V2Df v2d_perp_posf(const V2Df *v); V2Dd v2d_perp_posd(const V2Dd *v); V2D V2D::perp_pos(const V2D *v);
| v | Initial vector. |
Return
The perpendicular vector.
Remarks
It is the perpendicular obtained by positive angle (+π/2).
v2d_perp_neg ()
Gets the negative perpendicular vector.
V2Df v2d_perp_negf(const V2Df *v); V2Dd v2d_perp_negd(const V2Dd *v); V2D V2D::perp_neg(const V2D *v);
| v | Initial vector. |
Return
The perpendicular vector.
Remarks
It is the perpendicular obtained by negative angle (-π/2).
v2d_from_angle ()
Gets the vector resulting from applying a rotation to the vector [1,0].
V2Df v2d_from_anglef(const real32_t a); V2Dd v2d_from_angled(const real64_t a); V2D V2D::from_angle(const real a);
| a | Angle. |
Return
The vector.
Remarks
For a=0 we get [1,0]. For a=π/2 [0,1].
v2d_norm ()
Normalize a vector, that is, make it a vector of length = 1.

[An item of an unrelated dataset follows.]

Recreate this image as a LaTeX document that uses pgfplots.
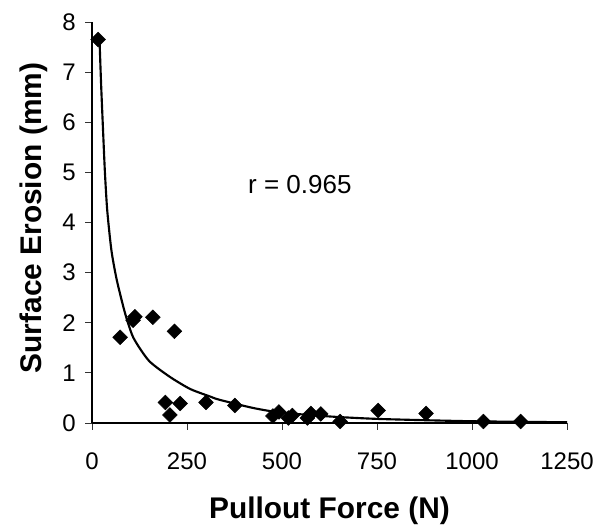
\documentclass[border=0pt]{standalone}
\usepackage{pgfplots}
\pgfplotsset{compat=1.18}
\usepackage{fontspec}
\setmainfont{Liberation Sans}

% measured erosion versus pullout force
\pgfplotstableread{
x y
16 7.65
74 1.71
108 2.05
113 2.12
160 2.11
217 1.83
193 0.41
205 0.16
232 0.39
300 0.41
376 0.35
476 0.14
492 0.22
517 0.10
527 0.15
567 0.10
576 0.19
602 0.18
653 0.03
753 0.25
879 0.19
1030 0.03
1128 0.03
}\measured

% fitted trend
\pgfplotstableread{
x y
20 7.6
24 6.75
29 5.85
34 5.0
40 4.25
51 3.45
65 2.86
87 2.19
109 1.70
150 1.24
205 0.92
258 0.68
310 0.53
337 0.46
424 0.30
495 0.21
626 0.13
758 0.08
1000 0.035
1250 0.015
}\trend

\begin{document}
\begin{tikzpicture}
\begin{axis}[
  scale only axis,
  width=356.25pt, height=300.75pt,
  xmin=0, xmax=1250, ymin=0, ymax=8,
  axis lines=left,
  axis line style={-, line width=0.8pt, black},
  xtick={0,250,500,750,1000,1250},
  ytick={0,1,...,8},
  % ticks drawn outward; label offsets below are measured from the axis line
  tick align=inside,
  major tick length=-5.5pt,
  tick style={line width=0.6pt, black!80},
  /pgf/number format/assume math mode=true,
  /pgf/number format/1000 sep={},
  ticklabel style={font=\fontsize{18}{21}\selectfont},
  xticklabel style={anchor=north, yshift=-18.4pt},
  yticklabel style={anchor=east, xshift=-8.7pt},
  clip=false,
]
\addplot[black, line width=1.6pt, smooth, tension=0.4, no marks] table[x=x, y=y] {\trend};
\addplot[only marks, mark=square*, mark size=3.9pt, mark options={rotate=45, fill=black, draw=black}] table[x=x, y=y] {\measured};
\node[font=\fontsize{19.5}{22}\selectfont] at (axis cs:547,4.76) {r = 0.965};
\node[font=\fontsize{22.4}{26}\selectfont\bfseries, anchor=base]
  at ([yshift=-71.5pt]rel axis cs:0.5,0) {Pullout Force (N)};
\node[font=\fontsize{22.4}{26}\selectfont\bfseries, anchor=base, rotate=90]
  at ([xshift=-37.7pt]rel axis cs:0,0.511) {Surface Erosion (mm)};
\end{axis}
\pgfresetboundingbox
\path (-69pt,-75.75pt) rectangle (379.5pt,317.25pt);
\end{tikzpicture}
\end{document}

bool_t v2d_normf(V2Df *v); bool_t v2d_normd(V2Dd *v); bool_t V2D::norm(V2D *v);
| v | Vector that will be normalized. |
Return
FALSE if the vector cannot be normalized (vector 0).
v2d_length ()
Calculate the length of a vector.
real32_t v2d_lengthf(const V2Df *v); real64_t v2d_lengthd(const V2Dd *v); real V2D::length(const V2D *v);
| v | Vector. |
Return
The vector module.
v2d_sqlength ()
Calculate the square of the length of a vector.
real32_t v2d_sqlengthf(const V2Df *v); real64_t v2d_sqlengthd(const V2Dd *v); real V2D::sqlength(const V2D *v);
| v | Vector. |
Return
The square of the vector modulus.
Remarks
Avoid using the square root, so it is more efficient than v2d_lengthf. Often used to compare distances.
v2d_dot ()
Product of two vectors.
real32_t v2d_dotf(const V2Df *v1, const V2Df *v2); real64_t v2d_dotd(const V2Dd *v1, const V2Dd *v2); real V2D::dot(const V2D *v1, const V2D *v2);
| v1 | Vector 1. |
| v2 | Vector 2. |
Return
Scalar product.
v2d_dist ()
Calculate the distance between two points.
real32_t v2d_distf(const V2Df *v1, const V2Df *v2); real64_t v2d_distd(const V2Dd *v1, const V2Dd *v2); real V2D::dist(const V2D *v1, const V2D *v2);
| v1 | The first point. |
| v2 | The second point. |
Return
Distance.
v2d_sqdist ()
Calculate the square of the distance between two points.
real32_t v2d_sqdistf(const V2Df *v1, const V2Df *v2); real64_t v2d_sqdistd(const V2Dd *v1, const V2Dd *v2); real V2D::sqdist(const V2D *v1, const V2D *v2);
| v1 | The first point. |
| v2 | The second point. |
Return
The distance squared.
Remarks
It avoids using the square root, so it is more efficient than v2d_distf. Often used to compare distances.
v2d_angle ()
Calculate the angle formed by two vectors.
real32_t v2d_anglef(const V2Df *v1, const V2Df *v2); real64_t v2d_angled(const V2Dd *v1, const V2Dd *v2); real V2D::angle(const V2D *v1, const V2D *v2);
| v1 | Vector 1. |
| v2 | Vector 2. |
Return
The angle in radians (-Pi, Pi)
Remarks
Positive angles go from v1 to v2 counterclockwise. For angles greater than Pi radians (180°) it will return negative (clockwise).
v2d_rotate ()
Apply a rotation to a vector.
void v2d_rotatef(V2Df *v, const real32_t a); void v2d_rotated(V2Dd *v, const real64_t a); void V2D::rotate(V2D *v, const real a);
| v | Vector to be rotated (origin/destination. |
| a | Angle in radians. |
Remarks
This function involves calculating the sine and cosine. Use t2d_vmultnf if you have to apply the same rotation to multiple vectors.